Collected data:

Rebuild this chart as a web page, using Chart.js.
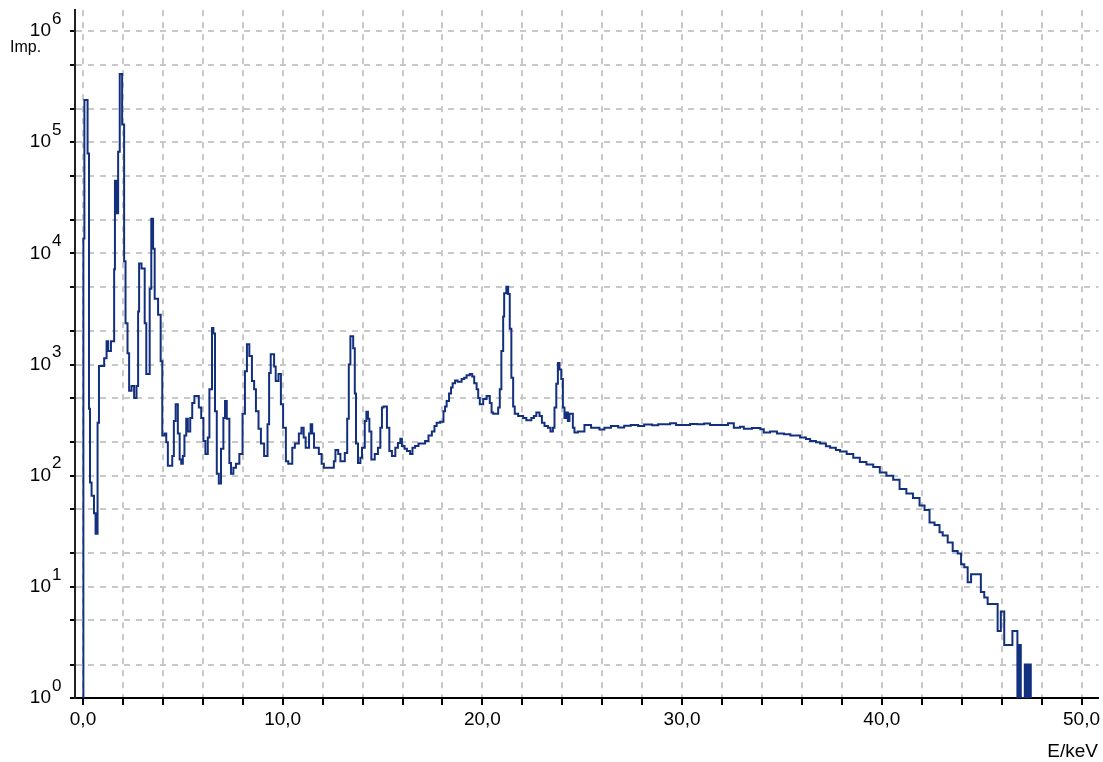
<!DOCTYPE html>
<html>
<head>
<meta charset="utf-8">
<title>Spektrum</title>
<script src="https://cdn.jsdelivr.net/npm/chart.js@4.4.0/dist/chart.umd.min.js"></script>
<style>
    html,body{margin:0;padding:0;background:#fff;}
    canvas{display:block;}
</style>
</head>
<body>
<canvas id="spectrumChart" width="1103" height="762"></canvas>
<script>
const energy = [
    0.00,0.02,0.07,0.23,0.30,0.35,0.43,0.55,0.63,0.73,0.80,1.06,1.18,1.26,1.40,1.56,1.60,1.68,1.76,1.84,1.96,
    2.06,2.13,2.23,2.31,2.43,2.56,2.68,2.76,2.81,2.93,3.09,3.17,3.34,3.42,3.51,3.59,3.76,3.89,
    3.97,4.09,4.17,4.25,4.47,4.55,4.64,4.75,4.84,4.92,5.00,5.08,5.17,5.25,5.37,5.47,5.58,5.80,5.92,
    6.03,6.13,6.25,6.33,6.46,6.53,6.61,6.70,6.80,6.91,7.03,7.11,7.20,7.33,7.41,7.53,7.66,7.83,7.99,
    8.11,8.21,8.33,8.46,8.57,8.66,8.79,8.91,9.07,9.24,9.32,9.40,9.57,9.65,9.79,9.91,
    10.02,10.16,10.28,10.48,10.61,10.81,10.94,11.05,11.15,11.32,11.40,11.48,11.57,11.81,11.95,
    12.06,12.56,12.64,12.78,12.89,13.11,13.23,13.31,13.39,13.53,13.61,13.67,13.77,13.89,13.97,
    14.11,14.19,14.27,14.34,14.44,14.61,14.77,14.89,14.97,15.05,15.22,15.34,15.47,15.64,15.77,15.89,15.97,
    16.10,16.22,16.38,16.50,16.63,16.80,17.13,17.30,17.47,17.60,17.71,17.88,
    18.05,18.13,18.21,18.33,18.43,18.51,18.63,18.76,18.96,19.09,19.21,19.37,19.49,19.59,19.71,19.79,19.87,
    20.04,20.21,20.37,20.46,20.54,20.79,20.87,20.95,21.04,21.09,21.20,21.29,21.37,21.45,21.54,21.62,21.79,
    22.04,22.20,22.45,22.58,22.70,22.86,22.98,23.11,23.28,23.41,23.53,23.61,23.70,23.78,23.86,23.95,
    24.03,24.11,24.20,24.28,24.36,24.53,24.61,24.78,25.11,25.44,25.86,
    26.11,26.44,26.80,27.10,27.43,27.80,28.10,28.50,28.80,29.10,29.40,29.70,30.10,30.40,30.76,31.10,31.40,31.93,32.30,
    32.59,32.90,33.09,33.50,33.92,34.09,34.40,34.75,35.10,35.42,35.91,36.20,36.41,36.70,36.91,37.20,37.41,37.70,37.91,
    38.24,38.57,38.90,39.23,39.57,39.90,40.23,40.57,40.89,41.23,41.56,41.89,42.14,42.39,42.64,42.89,43.05,43.30,43.55,43.80,43.97,
    44.13,44.30,44.47,44.96,45.13,45.30,45.46,45.80,45.96,46.13,46.54,46.79,46.88,46.96,47.16,47.21,47.25,47.29,47.33,47.37,47.41,47.46
];
const counts = [
    1,13600,240000,79000,400,87,66,46,30,300,970,1140,1620,1320,1620,7200,45000,23000,82000,410000,144000,
    8500,2350,1260,580,640,500,640,3000,8100,7300,2350,820,4800,20500,11000,3900,2800,1070,
    230,240,200,123,150,310,440,240,140,128,150,230,325,250,330,450,520,410,330,
    205,157,220,600,2130,1900,380,104,85,175,330,470,325,130,104,118,128,157,360,
    870,1520,1190,710,600,380,265,195,150,290,840,1240,960,710,820,440,
    270,135,128,178,195,240,270,220,178,240,290,240,178,157,128,
    118,135,170,157,135,160,325,1000,1800,1400,550,195,130,145,178,
    310,375,325,250,140,157,178,270,410,420,270,167,150,178,197,215,185,
    175,167,157,178,185,195,205,230,250,280,300,305,
    380,420,470,550,620,680,720,700,740,760,800,820,780,680,600,500,440,
    490,520,450,370,360,410,600,1320,2700,4370,5000,4300,2100,760,420,360,345,
    330,315,330,345,370,345,300,280,270,250,270,410,670,1030,900,740,
    410,330,370,310,360,270,245,250,285,270,260,
    270,280,272,282,285,280,288,284,290,290,296,286,285,292,290,294,286,285,296,
    270,275,265,268,262,245,250,240,236,230,220,214,205,200,195,184,178,170,165,
    157,145,133,126,120,107,100,92,76,69,63,54,49,38,36,31,29,25,21,20,16,
    15,11,13,9,8,7,7,4,6,3,4,1,3,1,2,1,2,1,2,1,2,1
];
//axes
const xTicks = [0,2,4,6,8,10,12,14,16,18,20,22,24,26,28,30,32,34,36,38,40,42,44,46,48,50];
const xLabelEvery = 10;
const yGrid = [1,2,5,10,20,50,100,200,500,1e3,2e3,5e3,1e4,2e4,5e4,1e5,2e5,5e5,1e6];
const yDecades = [0,1,2,3,4,5,6];

const FONT = '"Liberation Sans", Arial, sans-serif';

//"10" with exponent on the left, axis names
const axisText = {
    id:'axisText',
    afterDraw(chart){
        const ctx = chart.ctx, ys = chart.scales.y;
        ctx.save();
        ctx.fillStyle = '#000';
        ctx.textBaseline = 'middle';
        yDecades.forEach(n=>{
            const py = ys.getPixelForValue(Math.pow(10,n));
            ctx.font = `19px ${FONT}`;
            ctx.textAlign = 'right';
            ctx.fillText('10',51,py);
            ctx.font = `17px ${FONT}`;
            ctx.textAlign = 'left';
            ctx.fillText(String(n),52,py-12);
        });
        ctx.textBaseline = 'alphabetic';
        ctx.font = `16px ${FONT}`;
        ctx.textAlign = 'left';
        ctx.fillText('Imp.',10,52);
        ctx.font = `19px ${FONT}`;
        ctx.textAlign = 'right';
        ctx.fillText('E/keV',1098,757);
        ctx.restore();
    }
};

const gridOpts = {
    color:'#c8c8c8',
    lineWidth:2,
    tickColor:'#000',
    tickWidth:2,
    tickBorderDash:[]
};

var ctx = document.getElementById('spectrumChart').getContext('2d');
var chart = new Chart(ctx,{
    type:'line',
    data:{
        datasets:[{
            label:'Imp.',
            data:energy.map((e,i)=>({x:e,y:counts[i]})),
            stepped:true,
            borderColor:'#13307e',
            borderWidth:2,
            pointRadius:0,
            fill:false
        }]
    },
    options:{
        responsive:false,
        animation:false,
        devicePixelRatio:1,
        events:[],
        layout:{padding:{top:8,left:0,right:0,bottom:0}},
        plugins:{legend:{display:false},tooltip:{enabled:false}},
        scales:{
            x:{
                type:'linear',
                min:-0.4,
                max:50.85,
                afterBuildTicks:s=>{ s.ticks = xTicks.map(v=>({value:v})); },
                afterFit:s=>{ s.height = 64; },
                grid:Object.assign({},gridOpts,{tickLength:7}),
                border:{color:'#000',width:2,dash:[6,6]},
                ticks:{
                    autoSkip:false,
                    maxRotation:0,
                    padding:3,
                    color:'#000',
                    font:{family:FONT,size:19},
                    callback:v=> v % xLabelEvery === 0 ? v.toFixed(1).replace('.',',') : ''
                }
            },
            y:{
                type:'logarithmic',
                min:1,
                max:1.54e6,
                afterBuildTicks:s=>{ s.ticks = yGrid.map(v=>({value:v})); },
                afterFit:s=>{ s.width = 75; },
                grid:Object.assign({},gridOpts,{tickLength:5}),
                border:{color:'#222',width:2,dash:[6,6]},
                ticks:{
                    autoSkip:false,
                    callback:()=>''
                }
            }
        }
    },
    plugins:[axisText]
});
</script>
</body>
</html>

Challenge:
Write out the material above again, word for word, minus its pictures.

Answer in full:
Rebuild this chart as a web page, using Chart.js.
<!DOCTYPE html>
<html>
<head>
<meta charset="utf-8">
<title>Spektrum</title>
<script src="https://cdn.jsdelivr.net/npm/chart.js@4.4.0/dist/chart.umd.min.js"></script>
<style>
    html,body{margin:0;padding:0;background:#fff;}
    canvas{display:block;}
</style>
</head>
<body>
<canvas id="spectrumChart" width="1103" height="762"></canvas>
<script>
const energy = [
    0.00,0.02,0.07,0.23,0.30,0.35,0.43,0.55,0.63,0.73,0.80,1.06,1.18,1.26,1.40,1.56,1.60,1.68,1.76,1.84,1.96,
    2.06,2.13,2.23,2.31,2.43,2.56,2.68,2.76,2.81,2.93,3.09,3.17,3.34,3.42,3.51,3.59,3.76,3.89,
    3.97,4.09,4.17,4.25,4.47,4.55,4.64,4.75,4.84,4.92,5.00,5.08,5.17,5.25,5.37,5.47,5.58,5.80,5.92,
    6.03,6.13,6.25,6.33,6.46,6.53,6.61,6.70,6.80,6.91,7.03,7.11,7.20,7.33,7.41,7.53,7.66,7.83,7.99,
    8.11,8.21,8.33,8.46,8.57,8.66,8.79,8.91,9.07,9.24,9.32,9.40,9.57,9.65,9.79,9.91,
    10.02,10.16,10.28,10.48,10.61,10.81,10.94,11.05,11.15,11.32,11.40,11.48,11.57,11.81,11.95,
    12.06,12.56,12.64,12.78,12.89,13.11,13.23,13.31,13.39,13.53,13.61,13.67,13.77,13.89,13.97,
    14.11,14.19,14.27,14.34,14.44,14.61,14.77,14.89,14.97,15.05,15.22,15.34,15.47,15.64,15.77,15.89,15.97,
    16.10,16.22,16.38,16.50,16.63,16.80,17.13,17.30,17.47,17.60,17.71,17.88,
    18.05,18.13,18.21,18.33,18.43,18.51,18.63,18.76,18.96,19.09,19.21,19.37,19.49,19.59,19.71,19.79,19.87,
    20.04,20.21,20.37,20.46,20.54,20.79,20.87,20.95,21.04,21.09,21.20,21.29,21.37,21.45,21.54,21.62,21.79,
    22.04,22.20,22.45,22.58,22.70,22.86,22.98,23.11,23.28,23.41,23.53,23.61,23.70,23.78,23.86,23.95,
    24.03,24.11,24.20,24.28,24.36,24.53,24.61,24.78,25.11,25.44,25.86,
    26.11,26.44,26.80,27.10,27.43,27.80,28.10,28.50,28.80,29.10,29.40,29.70,30.10,30.40,30.76,31.10,31.40,31.93,32.30,
    32.59,32.90,33.09,33.50,33.92,34.09,34.40,34.75,35.10,35.42,35.91,36.20,36.41,36.70,36.91,37.20,37.41,37.70,37.91,
    38.24,38.57,38.90,39.23,39.57,39.90,40.23,40.57,40.89,41.23,41.56,41.89,42.14,42.39,42.64,42.89,43.05,43.30,43.55,43.80,43.97,
    44.13,44.30,44.47,44.96,45.13,45.30,45.46,45.80,45.96,46.13,46.54,46.79,46.88,46.96,47.16,47.21,47.25,47.29,47.33,47.37,47.41,47.46
];
const counts = [
    1,13600,240000,79000,400,87,66,46,30,300,970,1140,1620,1320,1620,7200,45000,23000,82000,410000,144000,
    8500,2350,1260,580,640,500,640,3000,8100,7300,2350,820,4800,20500,11000,3900,2800,1070,
    230,240,200,123,150,310,440,240,140,128,150,230,325,250,330,450,520,410,330,
    205,157,220,600,2130,1900,380,104,85,175,330,470,325,130,104,118,128,157,360,
    870,1520,1190,710,600,380,265,195,150,290,840,1240,960,710,820,440,
    270,135,128,178,195,240,270,220,178,240,290,240,178,157,128,
    118,135,170,157,135,160,325,1000,1800,1400,550,195,130,145,178,
    310,375,325,250,140,157,178,270,410,420,270,167,150,178,197,215,185,
    175,167,157,178,185,195,205,230,250,280,300,305,
    380,420,470,550,620,680,720,700,740,760,800,820,780,680,600,500,440,
    490,520,450,370,360,410,600,1320,2700,4370,5000,4300,2100,760,420,360,345,
    330,315,330,345,370,345,300,280,270,250,270,410,670,1030,900,740,
    410,330,370,310,360,270,245,250,285,270,260,
    270,280,272,282,285,280,288,284,290,290,296,286,285,292,290,294,286,285,296,
    270,275,265,268,262,245,250,240,236,230,220,214,205,200,195,184,178,170,165,
    157,145,133,126,120,107,100,92,76,69,63,54,49,38,36,31,29,25,21,20,16,
    15,11,13,9,8,7,7,4,6,3,4,1,3,1,2,1,2,1,2,1,2,1
];
//axes
const xTicks = [0,2,4,6,8,10,12,14,16,18,20,22,24,26,28,30,32,34,36,38,40,42,44,46,48,50];
const xLabelEvery = 10;
const yGrid = [1,2,5,10,20,50,100,200,500,1e3,2e3,5e3,1e4,2e4,5e4,1e5,2e5,5e5,1e6];
const yDecades = [0,1,2,3,4,5,6];

const FONT = '"Liberation Sans", Arial, sans-serif';

//"10" with exponent on the left, axis names
const axisText = {
    id:'axisText',
    afterDraw(chart){
        const ctx = chart.ctx, ys = chart.scales.y;
        ctx.save();
        ctx.fillStyle = '#000';
        ctx.textBaseline = 'middle';
        yDecades.forEach(n=>{
            const py = ys.getPixelForValue(Math.pow(10,n));
            ctx.font = `19px ${FONT}`;
            ctx.textAlign = 'right';
            ctx.fillText('10',51,py);
            ctx.font = `17px ${FONT}`;
            ctx.textAlign = 'left';
            ctx.fillText(String(n),52,py-12);
        });
        ctx.textBaseline = 'alphabetic';
        ctx.font = `16px ${FONT}`;
        ctx.textAlign = 'left';
        ctx.fillText('Imp.',10,52);
        ctx.font = `19px ${FONT}`;
        ctx.textAlign = 'right';
        ctx.fillText('E/keV',1098,757);
        ctx.restore();
    }
};

const gridOpts = {
    color:'#c8c8c8',
    lineWidth:2,
    tickColor:'#000',
    tickWidth:2,
    tickBorderDash:[]
};

var ctx = document.getElementById('spectrumChart').getContext('2d');
var chart = new Chart(ctx,{
    type:'line',
    data:{
        datasets:[{
            label:'Imp.',
            data:energy.map((e,i)=>({x:e,y:counts[i]})),
            stepped:true,
            borderColor:'#13307e',
            borderWidth:2,
            pointRadius:0,
            fill:false
        }]
    },
    options:{
        responsive:false,
        animation:false,
        devicePixelRatio:1,
        events:[],
        layout:{padding:{top:8,left:0,right:0,bottom:0}},
        plugins:{legend:{display:false},tooltip:{enabled:false}},
        scales:{
            x:{
                type:'linear',
                min:-0.4,
                max:50.85,
                afterBuildTicks:s=>{ s.ticks = xTicks.map(v=>({value:v})); },
                afterFit:s=>{ s.height = 64; },
                grid:Object.assign({},gridOpts,{tickLength:7}),
                border:{color:'#000',width:2,dash:[6,6]},
                ticks:{
                    autoSkip:false,
                    maxRotation:0,
                    padding:3,
                    color:'#000',
                    font:{family:FONT,size:19},
                    callback:v=> v % xLabelEvery === 0 ? v.toFixed(1).replace('.',',') : ''
                }
            },
            y:{
                type:'logarithmic',
                min:1,
                max:1.54e6,
                afterBuildTicks:s=>{ s.ticks = yGrid.map(v=>({value:v})); },
                afterFit:s=>{ s.width = 75; },
                grid:Object.assign({},gridOpts,{tickLength:5}),
                border:{color:'#222',width:2,dash:[6,6]},
                ticks:{
                    autoSkip:false,
                    callback:()=>''
                }
            }
        }
    },
    plugins:[axisText]
});
</script>
</body>
</html>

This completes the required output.